At Telink Semiconductor, we’re firm believers in the power of the Zigbee standard, and we applaud any company large or small that opts to pursue membership in a group like the Zigbee Alliance.
Founded in 2002, the Zigbee Alliance was designed to create and promote universal open standards for smart IoT technologies. Over the last 17 years, the Alliance’s membership has grown to over 300 companies, including Comcast, Ikea, Legrand, Samsung SmartThings, and now, Amazon. Telink has been a member since 2012.
As Zigbee Alliance President and CEO Tobin Richardson notes, “Amazon [is joining] an impressive lineup of other industry leaders and innovators on the Board who work with the Zigbee Alliance’s open standards and community to deliver real value in the IoT.”
Even before the Zigbee Alliance unveiled its newest high-profile board member, interest in Zigbee technology had already started to balloon. While, as of August 2018, roughly 500 million Zigbee chips had been sold, analysts expect that figure to jump to 1 billion per year by 2023. In fact, of the 4.5 billion IEEE 802.15.4 mesh devices that will be sold worldwide in 2023, a healthy 85 percent of them are expected to align with Zigbee Alliance standards.
A number of Zigbee Alliance members focus in part or in whole on the development of smart home technologies, an area where connected devices are dramatically shifting how people live their lives. Leveraging a network of interconnected lights, switches, plugs, and voice assistants, consumer-facing smart devices can now handle everything from energy management and home security to access control (doors and locks) and an assortment of entertainment tasks.

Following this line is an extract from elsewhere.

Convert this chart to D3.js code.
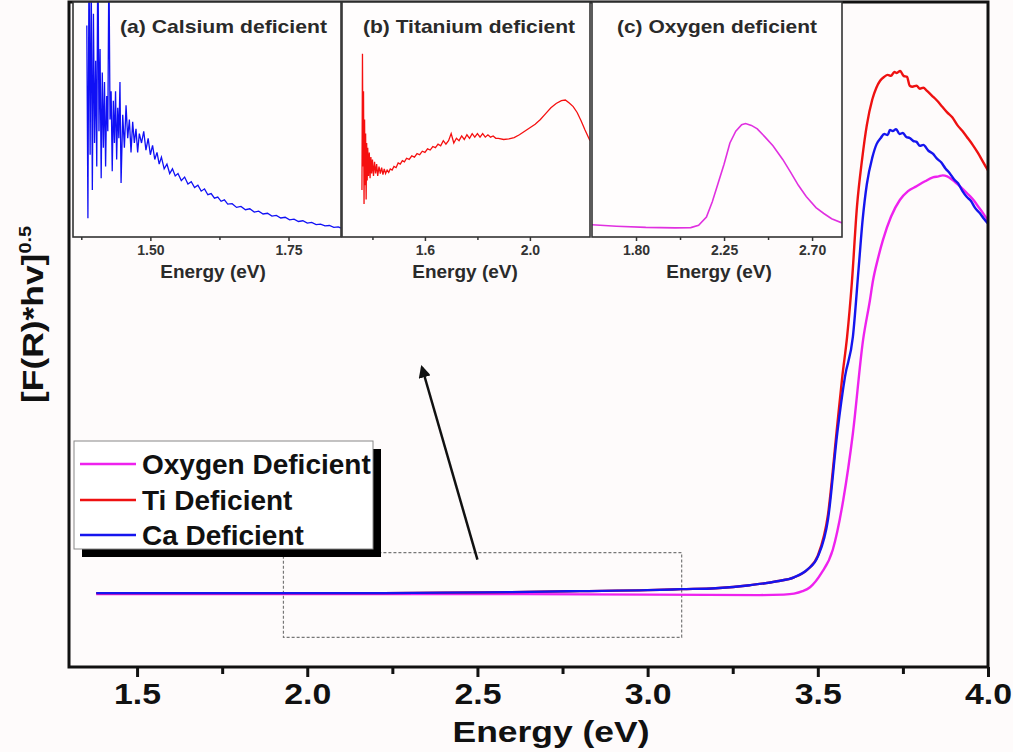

It should not be unsurprising, then, that the global smart home market is projected to exceed $165 billion as soon as 2025. North American consumers are forecasted to spend the most on smart home solutions, including some $62.5 billion in 2022 alone.
As this market has expanded, it has become clear that ease of use is a major sticking point for customers — if a device isn’t easy to set up, integrate with their existing systems, and control, they might not buy it. In fact, a Parks Associates study suggests a full three-quarters of U.S. consumers value interoperability when buying smart devices for their homes.
Open communication protocols are part of the smart device industry’s answer to consumers’ lingering interoperability concerns, as only open and standardized connectivity can unite devices across manufacturers. Competing vendors can utilize common protocols to enable devices to talk to each other throughout a smart home ecosystem, eliminating compatibility issues and making a compelling case for consumers to invest in additional devices.
Cross-vendor interoperability is attractive unto itself, but it also contributes to the second facet of ease of use: centralized control. As a growing number of elements of consumers’ homes come online, streamlined “smart home management” will become an increasingly pressing concern. Smart devices have tremendous potential, to be sure, but they become more of a hindrance than a help when consumers must juggle multiple remotes or open separate apps to get each of them to work.
This is where Zigbee Alliance members like Amazon and Comcast can have a major impact. By empowering consumers to centralize their smart home management in devices they already have and use inside their homes, these companies can help ensure not only that various smart devices will integrate with each other seamlessly, but that all of these devices can be managed via a user-friendly control interface.
Many forward-thinking manufacturers are turning to mesh networking as a means of optimizing smart device communications — both from device to device and from devices to a centralized control hub.
In short, mesh networks are comprised of highly interconnected peer-to-peer nodes that needn’t communicate via a centralized router, making them an ideal fit for devices that are often in constant communication not only with a centralized node, but with many other nearby devices, as well.
What’s more, devices featuring a mesh networking interface are able to relay data without transmitting information across the internet at all. Imagine, for instance, a homeowner installs a smart security camera on their front porch that, when it spots a potential intruder, instructs the home’s smart lights to turn on.
When connected to a traditional WiFi network, the data (i.e. images) captured by the camera will have to travel from the camera to the home’s central WiFi router, then to a server owned by the consumer’s Service Provider (where it will be processed), then back to the consumer’s router, and only then to the smart lights. This not only introduces lag into the equation, but creates numerous potential points of failure. If the camera and lights are mesh-friendly, however, the data captured by the camera will only have to make a single hop — from camera to lights — no internet required.
Evolving beyond the “internet as middleman” networking model has the potential to create stronger, more powerful smart home ecosystems, but only if each of a mesh network’s nodes is able to speak the same language. Should it continue to mature and proliferate, Zigbee could play an important role in bringing an open standard to smart products across a variety of complex digital ecosystems.